The obligation begins at data collection, not at reporting
The most widespread misconception about data protection in the context of FATCA and CRS is that it becomes relevant at the point of reporting, when personal data is about to be transmitted to a foreign tax authority. In reality, the obligation begins much earlier.
When personal data is first collected from an account holder or a controlling person, whether at account opening, or as part of a “change in circumstances” trigger event, the institution must already have established the legal basis for processing that data. It must also inform the individual, at the point of collection, that their information may be used for AEOI reporting purposes and potentially disclosed to local and/or foreign tax authorities.
This is not a disclosure that can be given retrospectively, days before the filing deadline. It is an obligation that arises the moment the data is collected. Financial institutions that have not built this into their onboarding and remediation processes have a structural gap that no last-minute notification will fix. This applies whether the institution is based in Luxembourg, Jersey, Bermuda, or any other jurisdiction with a data protection framework.

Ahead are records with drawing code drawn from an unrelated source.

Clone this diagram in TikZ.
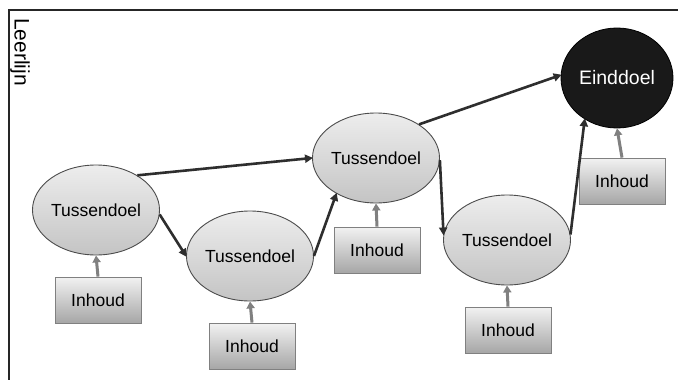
\documentclass[tikz,border=0pt]{standalone}
\usepackage{fontspec}
\setmainfont{Liberation Sans}
\usetikzlibrary{arrows.meta,shapes.geometric}
\definecolor{arrdark}{HTML}{2E2E2E}
\definecolor{arrgray}{HTML}{808080}
\definecolor{elltop}{HTML}{EDEDED}
\definecolor{ellbot}{HTML}{C4C4C4}
\definecolor{boxtop}{HTML}{F2F2F2}
\definecolor{boxbot}{HTML}{A6A6A6}
\tikzset{
  tdoel/.style={ellipse, draw=black!70, line width=0.9pt, top color=elltop, bottom color=ellbot,
    minimum width=118pt, minimum height=90pt, inner sep=0pt, font=\fontsize{17.5}{20}\selectfont},
  edoel/.style={ellipse, draw=black, line width=0.8pt, fill=black!90, text=white,
    minimum width=112pt, minimum height=100pt, inner sep=0pt, font=\fontsize{19.5}{22}\selectfont},
  inhoudbox/.style={rectangle, draw=black!50, line width=0.8pt, top color=boxtop, bottom color=boxbot,
    minimum width=86pt, minimum height=46pt, inner sep=0pt, font=\fontsize{17.5}{20}\selectfont},
  darrow/.style={draw=arrdark, line width=2.6pt, -{Triangle[length=8pt,width=8pt]}, shorten >=-1pt},
  garrow/.style={draw=arrgray, line width=3pt, -{Triangle[length=7pt,width=8pt]}}
}
\begin{document}
\begin{tikzpicture}[x=1pt,y=-1pt]
\useasboundingbox[fill=white] (0,0) rectangle (678,380);
\coordinate (ftl) at (9,10);
\coordinate (ftr) at (678,10);
\coordinate (fbl) at (9,380);
\draw[line width=1.5pt, black!85] (ftr) -- (ftl) -- (fbl);
\node[rotate=-90, font=\fontsize{21}{23}\selectfont, inner sep=0pt] (lbl) at (20,52) {Leerlijn};

\node[tdoel] (t1) at (96,210) {Tussendoel};
\node[tdoel] (t2) at (250,256) {Tussendoel};
\node[tdoel] (t3) at (376,158) {Tussendoel};
\node[tdoel] (t4) at (507,240) {Tussendoel};
\node[edoel] (e) at (617,78) {Einddoel};

\node[inhoudbox] (b1) at (98,300) {Inhoud};
\node[inhoudbox] (b2) at (252,346) {Inhoud};
\node[inhoudbox] (b3) at (377,250) {Inhoud};
\node[inhoudbox] (b4) at (508,330) {Inhoud};
\node[inhoudbox] (b5) at (622,181) {Inhoud};

\draw[garrow] (b1.north) -- (t1.south);
\draw[garrow] (b2.north) -- (t2.south);
\draw[garrow] (b3.north) -- (t3.south);
\draw[garrow] (b4.north) -- (t4.south);
\draw[garrow] (b5.north) -- (e.south);

\draw[darrow] (t1.40) -- (t3.180);
\draw[darrow] (t1.-4) -- (t2.180);
\draw[darrow] (t2.0) -- (t3.222);
\draw[darrow] (t3.-2) -- (t4.175);
\draw[darrow] (t3.38) -- (e.177);
\draw[darrow] (t4.5) -- (e.232);
\end{tikzpicture}
\end{document}
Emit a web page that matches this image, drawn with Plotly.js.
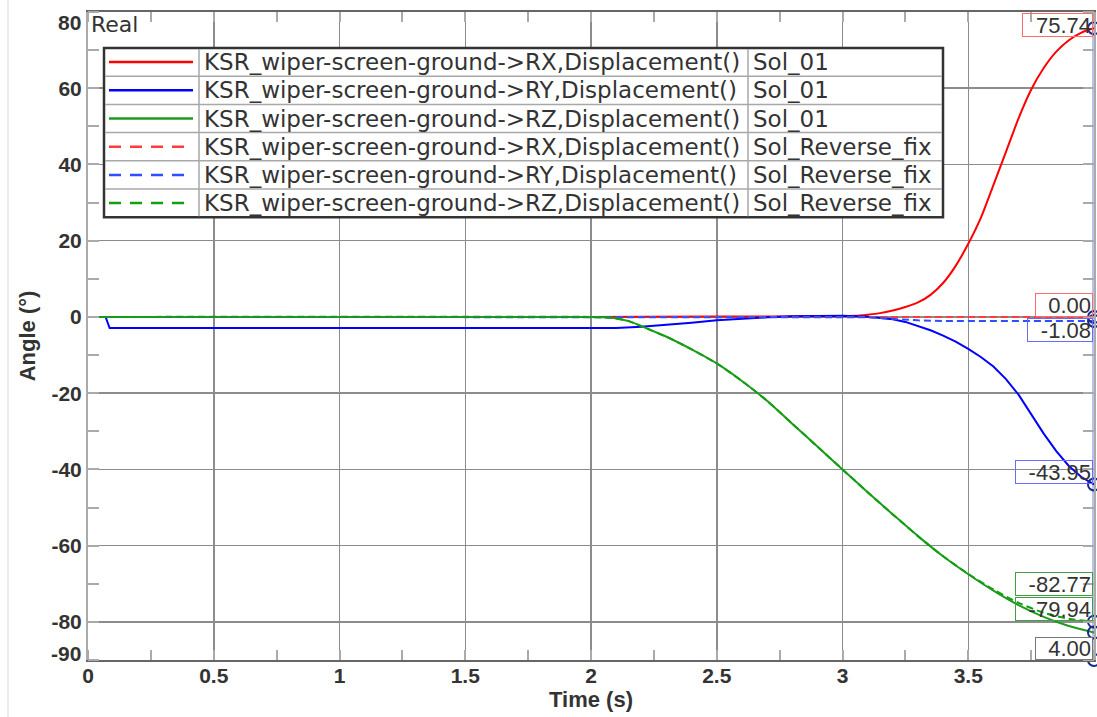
<!DOCTYPE html>
<html>
<head>
<meta charset="utf-8">
<script src="https://cdn.plot.ly/plotly-3.0.1.min.js"></script>
<style>
html,body{margin:0;padding:0;background:#fff;}
#chart{width:1097px;height:717px;}
</style>
</head>
<body>
<div id="chart"></div>
<script>
// ---------------- DATA ----------------
const seriesNames = [
  'KSR_wiper-screen-ground->RX,Displacement()',
  'KSR_wiper-screen-ground->RY,Displacement()',
  'KSR_wiper-screen-ground->RZ,Displacement()',
  'KSR_wiper-screen-ground->RX,Displacement()',
  'KSR_wiper-screen-ground->RY,Displacement()',
  'KSR_wiper-screen-ground->RZ,Displacement()'
];
const solutionNames = ['Sol_01','Sol_01','Sol_01','Sol_Reverse_fix','Sol_Reverse_fix','Sol_Reverse_fix'];

const time_RX_Sol01 = [0, 2.0, 2.5, 3.0, 3.05, 3.1, 3.15, 3.2, 3.25, 3.3, 3.35, 3.4, 3.45, 3.5, 3.55, 3.6, 3.65, 3.7, 3.75, 3.8, 3.85, 3.9, 3.95, 4.0];
const angle_RX_Sol01 = [0, 0, 0.1, 0.2, 0.3, 0.6, 1.0, 1.7, 2.6, 3.8, 5.8, 8.9, 13.4, 19.2, 26.0, 34.6, 43.3, 52.1, 59.6, 65.3, 69.6, 72.6, 74.6, 75.74];

const time_RY_Sol01 = [0, 0.07, 0.086, 2.1, 2.2, 2.3, 2.4, 2.5, 2.6, 2.7, 2.8, 2.9, 3.0, 3.1, 3.15, 3.2, 3.25, 3.3, 3.35, 3.4, 3.45, 3.5, 3.55, 3.6, 3.65, 3.7, 3.75, 3.8, 3.85, 3.9, 3.95, 4.0];
const angle_RY_Sol01 = [0, 0, -2.9, -2.9, -2.6, -2.1, -1.5, -0.9, -0.45, -0.1, 0.15, 0.3, 0.3, 0.05, -0.2, -0.6, -1.3, -2.3, -3.5, -4.9, -6.5, -8.4, -10.5, -13.0, -16.3, -20.4, -25.5, -30.6, -35.2, -39.1, -42.0, -43.95];

const time_RZ_Sol01 = [0, 2.0, 2.05, 2.1, 2.15, 2.2, 2.25, 2.3, 2.4, 2.5, 2.6, 2.7, 2.8, 2.9, 3.0, 3.1, 3.2, 3.3, 3.4, 3.5, 3.6, 3.7, 3.8, 3.9, 4.0];
const angle_RZ_Sol01 = [0, 0, -0.1, -0.4, -1.1, -2.4, -3.8, -5.2, -8.5, -12.2, -16.8, -22.0, -28.0, -34.0, -40.0, -46.0, -51.8, -57.5, -62.8, -67.5, -71.8, -75.6, -78.7, -81.1, -82.77];

const time_RX_Fix = [0, 4.0];
const angle_RX_Fix = [0, 0.00];

const time_RY_Fix = [0, 3.05, 3.1, 3.15, 3.2, 3.25, 3.3, 3.4, 4.0];
const angle_RY_Fix = [0, 0, -0.1, -0.3, -0.5, -0.75, -0.9, -1.05, -1.08];

const time_RZ_Fix = [0, 2.0, 2.05, 2.1, 2.15, 2.2, 2.25, 2.3, 2.4, 2.5, 2.6, 2.7, 2.8, 2.9, 3.0, 3.1, 3.2, 3.3, 3.4, 3.5, 3.6, 3.7, 3.8, 3.9, 4.0];
const angle_RZ_Fix = [0, 0, -0.1, -0.4, -1.1, -2.4, -3.8, -5.2, -8.5, -12.2, -16.8, -22.0, -28.0, -34.0, -40.0, -46.0, -51.8, -57.5, -62.8, -67.4, -71.5, -75.0, -77.6, -79.2, -79.94];

const cursorTime = 4.00;
const xRange = [0, 4];
const yRange = [-90, 80];
const xTickVals = [0, 0.5, 1, 1.5, 2, 2.5, 3, 3.5, 4];
const xTickText = ['0', '0.5', '1', '1.5', '2', '2.5', '3', '3.5', '4'];
const yTickVals = [80, 60, 40, 20, 0, -20, -40, -60, -80, -90];
const yTickText = ['80', '60', '40', '20', '0', '-20', '-40', '-60', '-80', '-90'];

// ---------------- STYLE ----------------
const seriesX = [time_RX_Sol01, time_RY_Sol01, time_RZ_Sol01, time_RX_Fix, time_RY_Fix, time_RZ_Fix];
const seriesY = [angle_RX_Sol01, angle_RY_Sol01, angle_RZ_Sol01, angle_RX_Fix, angle_RY_Fix, angle_RZ_Fix];
const lineColors = ['#ff0000', '#0000ff', '#1f9a1f', '#ff3b3b', '#2f4fff', '#10a010'];
const lineDash = ['solid', 'solid', 'solid', '7px,4px', '7px,4px', '7px,4px'];
const lineShape = ['spline', 'linear', 'spline', 'linear', 'linear', 'spline'];
const legendDash = ['solid', 'solid', 'solid', '12px,9px', '12px,9px', '12px,9px'];
const boxColors = ['#ff6a6a', '#6a6aff', '#3ea03e', '#ff6a6a', '#6a6aff', '#3ea03e'];
const labelShift = [3, 12, 48, 12, -8.5, 12.7];

const W = 1097, H = 717, ML = 88, MR = 3, MT = 12, MB = 57;
const PW = W - ML - MR, PH = H - MT - MB;
const X = px => (px - ML) / PW;
const Y = py => (H - MB - py) / PH;

const FAM = 'Liberation Sans, Arial, sans-serif';
const tickFont = {family: FAM, size: 21, color: '#333', weight: 'bold'};
const labFont = {family: FAM, size: 22, color: '#333'};
const legFont = {family: 'DejaVu Sans, sans-serif', size: 23, color: '#333'};

const cv = document.createElement('canvas').getContext('2d');
cv.font = '22px "Liberation Sans", Arial, sans-serif';
const boxW = s => Math.ceil(cv.measureText(s).width) + 11;

const traces = [];
for (let i = 0; i < seriesX.length; i++) {
  traces.push({
    type: 'scatter', mode: 'lines', x: seriesX[i], y: seriesY[i],
    name: seriesNames[i] + ' ' + solutionNames[i],
    line: {color: lineColors[i], width: 2, dash: lineDash[i], shape: lineShape[i], smoothing: 0.7},
    showlegend: false, hoverinfo: 'skip'
  });
}
const finals = seriesY.map(a => a[a.length - 1]);
traces.push({
  type: 'scatter', mode: 'markers',
  x: finals.map(() => cursorTime).concat([cursorTime]),
  y: finals.concat([yRange[0]]),
  marker: {symbol: 'circle-open', size: 12, color: '#1c2a85', line: {width: 2, color: '#1c2a85'}},
  cliponaxis: false, showlegend: false, hoverinfo: 'skip'
});

const annotations = [];
const shapes = [];

// value labels at cursor
finals.forEach((v, i) => {
  const s = v.toFixed(2);
  annotations.push({
    xref: 'x', yref: 'y', x: cursorTime, y: v, xanchor: 'right', yanchor: 'middle',
    xshift: -1, yshift: labelShift[i], showarrow: false, align: 'right',
    text: s, font: labFont, bgcolor: 'rgba(255,255,255,0)',
    bordercolor: boxColors[i], borderwidth: 1, borderpad: 1, height: 20, width: boxW(s)
  });
});
const cs = cursorTime.toFixed(2);
annotations.push({
  xref: 'x', yref: 'y', x: cursorTime, y: yRange[0], xanchor: 'right', yanchor: 'middle',
  xshift: -1, yshift: 12, showarrow: false, align: 'right',
  text: cs, font: labFont, bgcolor: '#fff',
  bordercolor: '#777', borderwidth: 1, borderpad: 1, height: 19, width: boxW(cs)
});

// edge y tick labels (80 at top and -90 at bottom sit inside the frame edge)
const edgeShift = {'80': -10, '-90': 7};
const innerVals = [], innerText = [];
yTickVals.forEach((v, i) => {
  if (edgeShift[yTickText[i]] !== undefined) {
    annotations.push({xref: 'paper', yref: 'y', x: 0, y: v, xanchor: 'right', yanchor: 'middle',
      xshift: -5, yshift: edgeShift[yTickText[i]], showarrow: false, text: yTickText[i], font: tickFont});
  } else { innerVals.push(v); innerText.push(yTickText[i]); }
});

// "Real"
annotations.push({xref: 'paper', yref: 'paper', x: X(89), y: Y(25), xanchor: 'left', yanchor: 'middle',
  showarrow: false, text: 'Real', font: {family: 'DejaVu Sans, sans-serif', size: 22, color: '#333'}});

// legend table
const LG = {left: 104, right: 943, top: 48, rowH: 28.2, c1: 199, c2: 748};
const nRows = seriesNames.length;
shapes.push({type: 'rect', xref: 'paper', yref: 'paper', layer: 'above',
  x0: X(LG.left), x1: X(LG.right), y0: Y(LG.top), y1: Y(LG.top + nRows * LG.rowH),
  fillcolor: '#fff', line: {color: '#333', width: 2.5}});
for (let r = 1; r < nRows; r++) {
  shapes.push({type: 'line', xref: 'paper', yref: 'paper', layer: 'above',
    x0: X(LG.left + 1), x1: X(LG.right - 1), y0: Y(LG.top + r * LG.rowH), y1: Y(LG.top + r * LG.rowH),
    line: {color: '#a8a8a8', width: 1.5}});
}
[LG.c1, LG.c2].forEach(c => shapes.push({type: 'line', xref: 'paper', yref: 'paper', layer: 'above',
  x0: X(c), x1: X(c), y0: Y(LG.top + 1), y1: Y(LG.top + nRows * LG.rowH - 1),
  line: {color: '#a8a8a8', width: 1.5}}));
for (let r = 0; r < nRows; r++) {
  const cy = LG.top + (r + 0.5) * LG.rowH;
  shapes.push({type: 'line', xref: 'paper', yref: 'paper', layer: 'above',
    x0: X(109), x1: X(193), y0: Y(cy), y1: Y(cy),
    line: {color: lineColors[r], width: 2.5, dash: legendDash[r]}});
  annotations.push({xref: 'paper', yref: 'paper', x: X(LG.c1 + 3), y: Y(cy), xanchor: 'left', yanchor: 'middle',
    showarrow: false, text: seriesNames[r], font: legFont});
  annotations.push({xref: 'paper', yref: 'paper', x: X(LG.c2 + 3), y: Y(cy), xanchor: 'left', yanchor: 'middle',
    showarrow: false, text: solutionNames[r], font: legFont});
}

// cursor band at right
shapes.push({type: 'line', xref: 'x', yref: 'paper', layer: 'below', x0: cursorTime, x1: cursorTime, y0: 0, y1: 1,
  line: {color: '#b9c3e6', width: 4}});
// faint frame line at far left
shapes.push({type: 'line', xref: 'paper', yref: 'paper', layer: 'below', x0: X(8), x1: X(8), y0: Y(0), y1: Y(717),
  line: {color: '#ececec', width: 2}});

const layout = {
  width: W, height: H,
  margin: {l: ML, r: MR, t: MT, b: MB, pad: 0},
  paper_bgcolor: '#fff', plot_bgcolor: '#fff',
  showlegend: false,
  xaxis: {
    range: xRange, tickmode: 'array', tickvals: xTickVals, ticktext: xTickText,
    showgrid: true, gridcolor: '#8c8c8c', gridwidth: 1.5, zeroline: false,
    showline: true, linecolor: '#666', linewidth: 2, mirror: 'allticks',
    ticks: '', tickfont: tickFont, ticklabelstandoff: -4,
    minor: {tickmode: 'linear', tick0: 0, dtick: 0.25, ticks: 'inside', ticklen: 10, tickwidth: 2, tickcolor: '#aaa', showgrid: false},
    title: {text: 'Time (s)', font: {family: FAM, size: 22, color: '#333', weight: 'bold'}, standoff: 2}
  },
  yaxis: {
    range: yRange, tickmode: 'array', tickvals: innerVals, ticktext: innerText,
    showgrid: true, gridcolor: '#8c8c8c', gridwidth: 1.5, zeroline: false,
    showline: true, linecolor: '#aaa', linewidth: 2, mirror: 'allticks',
    ticks: '', tickfont: tickFont,
    minor: {tickmode: 'linear', tick0: 0, dtick: 10, ticks: 'inside', ticklen: 11, tickwidth: 2, tickcolor: '#aaa', showgrid: false},
    title: {text: 'Angle (°)', font: {family: FAM, size: 22, color: '#333', weight: 'bold'}, standoff: 10}
  },
  annotations: annotations,
  shapes: shapes
};

Plotly.newPlot('chart', traces, layout, {staticPlot: true, displayModeBar: false});
</script>
</body>
</html>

The pre-reporting notification
In addition to the notification at the point of data collection, institutions are required to inform reportable individuals ahead of the FATCA and CRS filing. As a general practice, thirty days is considered a reasonable and sufficient period to allow individuals to exercise their rights under the applicable data protection framework before their data is transmitted to a foreign tax authority.
This is a separate and additional obligation from the initial disclosure. It applies each reporting cycle and must be built into the institution's compliance calendar as a standing requirement, not treated as an afterthought in the days before the deadline. For institutions filing in multiple jurisdictions, this notification process needs to be coordinated across reporting cycles that may not share the same deadline.
Over-reporting is a data protection breach
The instinct under deadline pressure is to include rather than exclude. If there is any doubt about whether an individual meets the threshold for FATCA or CRS reporting, the default becomes to report them anyway.
This approach is legally incorrect regardless of which data protection framework applies. When an individual who does not meet the reporting requirement is included in a return, their personal data is disclosed to a foreign tax authority without a valid legal basis. That disclosure is not covered by the reporting obligation, because the obligation did not require it. It is a data protection breach, with the regulatory, reputational, and client relationship consequences that follow.
Precision in FATCA and CRS reporting is not optional from a data protection perspective. It is required, and that requirement exists whether the institution is subject to GDPR, Jersey's data protection law, Bermuda's emerging framework, or any equivalent regime.
The client relationship dimension
Data protection compliance in the context of FATCA and CRS is not only a regulatory matter. It is also a client relationship matter. Individuals who discover that their personal data has been reported to a foreign tax authority, particularly when that reporting was not required, have every reason to raise a formal complaint. The reputational consequences of a data protection breach in a private client or fund context can extend well beyond the regulatory sanction itself, and across borders.
Financial institutions that treat data protection as an integral part of their FATCA and CRS programme, rather than a separate compliance workstream, are better positioned to manage these risks and to demonstrate to their clients that their data is handled with the precision and care it deserves, regardless of where those clients are located.
Governance and automation
The obligations described in this article are not one-off tasks. They recur with every reporting cycle, every new account opening, and every remediation exercise. Institutions that manage them well do so because they have built them into their governance framework and, where possible, automated the processes that support them.
Good governance means that data protection obligations within the FATCA and CRS programme are owned, documented, and reviewed at a senior level. It means that the pre-reporting notification calendar is set at the start of the year rather than remembered pre-reporting deadline. It means that onboarding documentation is reviewed periodically to ensure that data collection notices remain accurate, complete, and aligned with the applicable framework in each relevant jurisdiction.
Automation supports governance by removing the dependency on manual processes and individual memory. Client notification workflows, data collection triggers, and reporting eligibility determinations are all areas where well-designed systems reduce the risk of human error and create an auditable record of compliance. Institutions that have invested in automating these touchpoints are materially less exposed than those that rely on spreadsheets and calendar reminders.
What this means in practice
The gaps identified in this article are structural, embedded in how the FATCA and CRS programme was designed rather than in how it is operated day to day. Fixing them requires a review of onboarding documentation, client notification processes, reporting methodology, and the governance framework that sits above all of these.
For institutions operating across multiple jurisdictions, this review also requires mapping which data protection framework applies in each relevant context and ensuring that the AEOI programme is designed to meet the most demanding applicable standard, not only the one that is most familiar.
This is work that can begin before thereporting deadline and continue into the post-deadline period. The institutions that use the current reporting cycle as a prompt to review their data protection obligations within their FATCA and CRS programme will be materially better positioned for the next one.